Thinking body and map overlaying
But how does language work in that case, if it is not structural? How does one thinks if not
in a structured way? How does a smooth-spaced thinking works? Well, the concepts that
orbit travel and its relations to education could help to understand this issue, assuming
that the subjects that occupy the school can be thought from the same conceptual
apparatus used to think about the traveling body. The body of a traveler (recalling the
difference between the traveler and the tourist) is a body in vertigo, always trespassed by
displacement, experiencing at all times the difference. The traveler's body is always
assuming the position of foreigner, stranger, always in a vertiginous movement. Vertigo,
as we were stating before, is the feeling that makes the body experience things not in an
extensive, chronological, border-marked way, but in a vectorized, intensive, aionic way.

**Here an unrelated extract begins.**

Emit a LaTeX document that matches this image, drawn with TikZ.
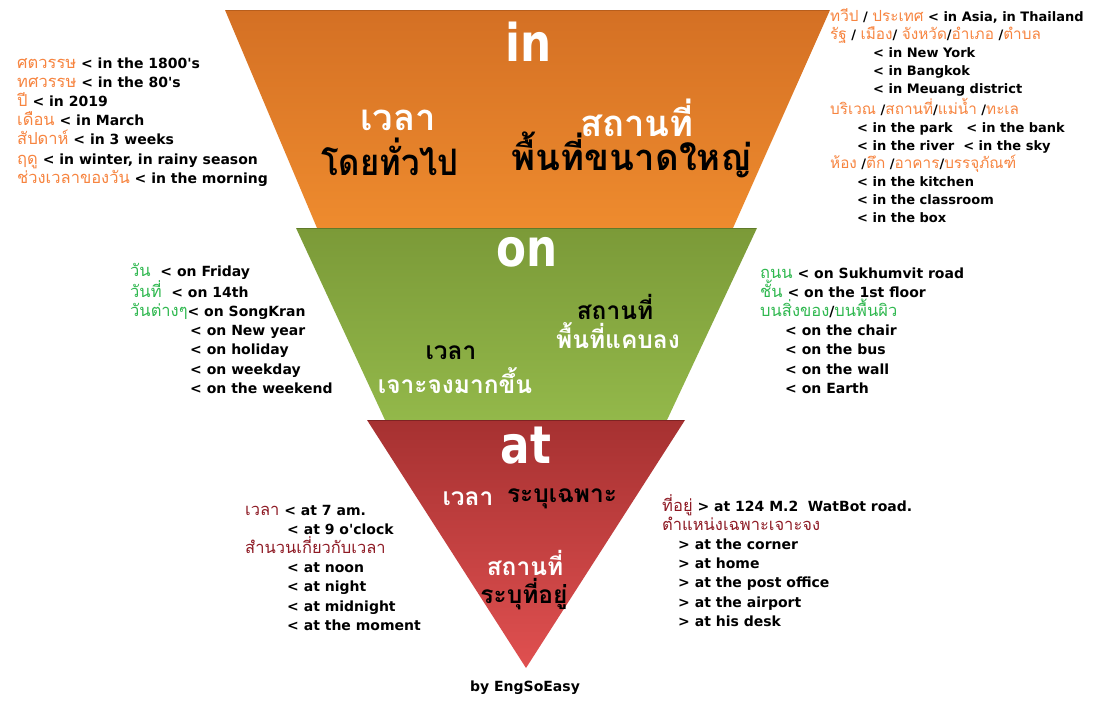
\documentclass[tikz,border=0pt]{standalone}
\usepackage{fontspec}
\setmainfont{DejaVu Sans}
\newfontfamily\thf[Script=Thai]{Loma}
\definecolor{inor}{HTML}{F7843F}
\definecolor{ongr}{HTML}{2FB84F}
\definecolor{atrd}{HTML}{8E1A24}
\definecolor{inTop}{HTML}{D47024}
\definecolor{inBot}{HTML}{EE8B2E}
\definecolor{inEdge}{HTML}{B85E1C}
\definecolor{onTop}{HTML}{7B9A38}
\definecolor{onBot}{HTML}{93B84A}
\definecolor{onEdge}{HTML}{5F7A2A}
\definecolor{atTop}{HTML}{A63131}
\definecolor{atBot}{HTML}{E05050}
\definecolor{atEdge}{HTML}{7E2222}
\newcommand\thsm{\thf\mdseries\fontsize{16.5pt}{\baselineskip}\selectfont}
\newcommand\thsr{\thf\mdseries\fontsize{15.3pt}{\baselineskip}\selectfont}
\newcommand\tO[1]{{\thsm\color{inor}#1}}
\newcommand\tOr[1]{{\thsr\color{inor}#1}}
\newcommand\tG[1]{{\thsm\color{ongr}#1}}
\newcommand\tR[1]{{\thsm\color{atrd}#1}}
\newcommand\q{\textquotesingle}
\newcommand\hd[1]{\scalebox{0.84}[1]{#1}}
\tikzset{
  lst/.style={anchor=base west, align=left, inner sep=0pt, font=\bfseries\fontsize{14}{19.2}\selectfont},
  lstr/.style={lst, font=\bfseries\fontsize{13}{18}\selectfont},
  big/.style={text=white, font=\bfseries\fontsize{52}{52}\selectfont, inner sep=0pt},
  thbig/.style={font=\thf\bfseries\fontsize{36.5}{36.5}\selectfont, inner sep=0pt},
  thmid/.style={font=\thf\bfseries\fontsize{24.5}{24.5}\selectfont, inner sep=0pt},
}
\begin{document}
\begin{tikzpicture}[x=1pt,y=-1pt]
\useasboundingbox[fill=white] (0,0) rectangle (1097,715);
% shapes
\shade[top color=inTop, bottom color=inBot] (225,10) -- (830,10) -- (733,228) -- (317,228) -- cycle;
\draw[inEdge, line width=1.2pt] (226,10.5) -- (829,10.5);
\shade[top color=onTop, bottom color=onBot] (296,228) -- (757,228) -- (667,420) -- (385,420) -- cycle;
\draw[onEdge, line width=1.2pt] (297,228.5) -- (756,228.5);
\shade[top color=atTop, bottom color=atBot] (367,420) -- (685,420) -- (526,668) -- cycle;
\draw[atEdge, line width=1.2pt] (368,420.5) -- (684,420.5);
% headings
\node[big] (in) at (529,42) {\hd{in}};
\node[big] (on) at (527,252) {\hd{on}};
\node[big] (at) at (526,446) {\hd{at}};
% in texts
\node[thbig, text=white] (inT1) at (398,120) {เวลา};
\node[thbig, text=black] (inT2) at (390,157) {\scalebox{0.9}[1]{โดยทั่วไป}};
\node[thbig, text=white] (inP1) at (637,118) {สถานที่};
\node[thbig, text=black] (inP2) at (632,155) {พื้นที่ขนาดใหญ่};
% on texts
\node[thmid, text=black] (onP1) at (615,307) {สถานที่};
\node[thmid, text=white] (onP2) at (618,336) {พื้นที่แคบลง};
\node[thmid, text=black] (onT1) at (451,353) {เวลา};
\node[thmid, text=white] (onT2) at (455,381) {เจาะจงมากขึ้น};
% at texts
\node[thmid, text=white] (atT1) at (468,499) {เวลา};
\node[thmid, text=black] (atT2) at (562,499) {ระบุเฉพาะ};
\node[thmid, text=white] (atP1) at (525,563) {สถานที่};
\node[thmid, text=black] (atP2) at (524,594) {ระบุที่อยู่};
\node[font=\bfseries\fontsize{14}{14}\selectfont, inner sep=0pt] (by) at (525,688) {by EngSoEasy};
% lists (anchored at the baseline of the last line)
\node[lst] (inL) at (17,183.2) {%
\tO{ศตวรรษ} < in the 1800\q s\\
\tO{ทศวรรษ} < in the 80\q s\\
\tO{ปี} < in 2019\\
\tO{เดือน} < in March\\
\tO{สัปดาห์} < in 3 weeks\\
\tO{ฤดู} < in winter, in rainy season\\
\tO{ช่วงเวลาของวัน} < in the morning};
\node[lstr] (inR) at (830,222) {%
\tOr{ทวีป} / \tOr{ประเทศ} < in Asia, in Thailand\\
\tOr{รัฐ} / \tOr{เมือง}/ \tOr{จังหวัด}/\tOr{อำเภอ} /\tOr{ตำบล}\\
\hspace*{43pt}< in New York\\
\hspace*{43pt}< in Bangkok\\
\hspace*{43pt}< in Meuang district\\
\tOr{บริเวณ} /\tOr{สถานที่}/\tOr{แม่น้ำ} /\tOr{ทะเล}\\
\hspace*{27pt}< in the park \ \ < in the bank\\
\hspace*{27pt}< in the river \ < in the sky\\
\tOr{ห้อง} /\tOr{ตึก} /\tOr{อาคาร}/\tOr{บรรจุภัณฑ์}\\
\hspace*{27pt}< in the kitchen\\
\hspace*{27pt}< in the classroom\\
\hspace*{27pt}< in the box};
\node[lst] (onL) at (130,393.2) {%
\tG{วัน}\ \ < on Friday\\
\tG{วันที่}\ \ < on 14th\\
\tG{วันต่างๆ}< on SongKran\\
\hspace*{60pt}< on New year\\
\hspace*{60pt}< on holiday\\
\hspace*{60pt}< on weekday\\
\hspace*{60pt}< on the weekend};
\node[lst] (onR) at (760,393.2) {%
\tG{ถนน} < on Sukhumvit road\\
\tG{ชั้น} < on the 1st floor\\
\tG{บนสิ่งของ}/\tG{บนพื้นผิว}\\
\hspace*{25pt}< on the chair\\
\hspace*{25pt}< on the bus\\
\hspace*{25pt}< on the wall\\
\hspace*{25pt}< on Earth};
\node[lst] (atL) at (245,630.2) {%
\tR{เวลา} < at 7 am.\\
\hspace*{42pt}< at 9 o\q clock\\
\tR{สำนวนเกี่ยวกับเวลา}\\
\hspace*{42pt}< at noon\\
\hspace*{42pt}< at night\\
\hspace*{42pt}< at midnight\\
\hspace*{42pt}< at the moment};
\node[lst] (atR) at (662,626.2) {%
\tR{ที่อยู่} > at 124 M.2 \ WatBot road.\\
\tR{ตำแหน่งเฉพาะเจาะจง}\\
\hspace*{16pt}> at the corner\\
\hspace*{16pt}> at home\\
\hspace*{16pt}> at the post office\\
\hspace*{16pt}> at the airport\\
\hspace*{16pt}> at his desk};
\end{tikzpicture}
\end{document}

However, this nomadic experience can be trapped by a structure, losing its immanent
character. We must now find a way of thinking and a mode of language that allows us to
inhabit smooth spaces. This would be the language of the travel-school.
Let's get back to the American traveler adrift in a city, in a specific neighborhood where
few speak English. Let's imagine the possibilities of events that can occur to this character:
entering a bakery and pointing some random pastry, buying and trying them; to be
approached by a thief and be robbed; meeting and old lady through signs and face
expressions; finding someone who know his or her destiny and catching a ride on the
person's bike and so forth. Now let's imagine a more specific situation: the same traveler,
in the same city, goes to visit a historical place, let's say for an example the temple of
Hephaestus, in the ancient Agora of Athens. The traveler has passed by many ancient
temples, all of them in ruins, and finally finds out that the only one standing is the temple
of the builder Greek god. The traveler, then, cries.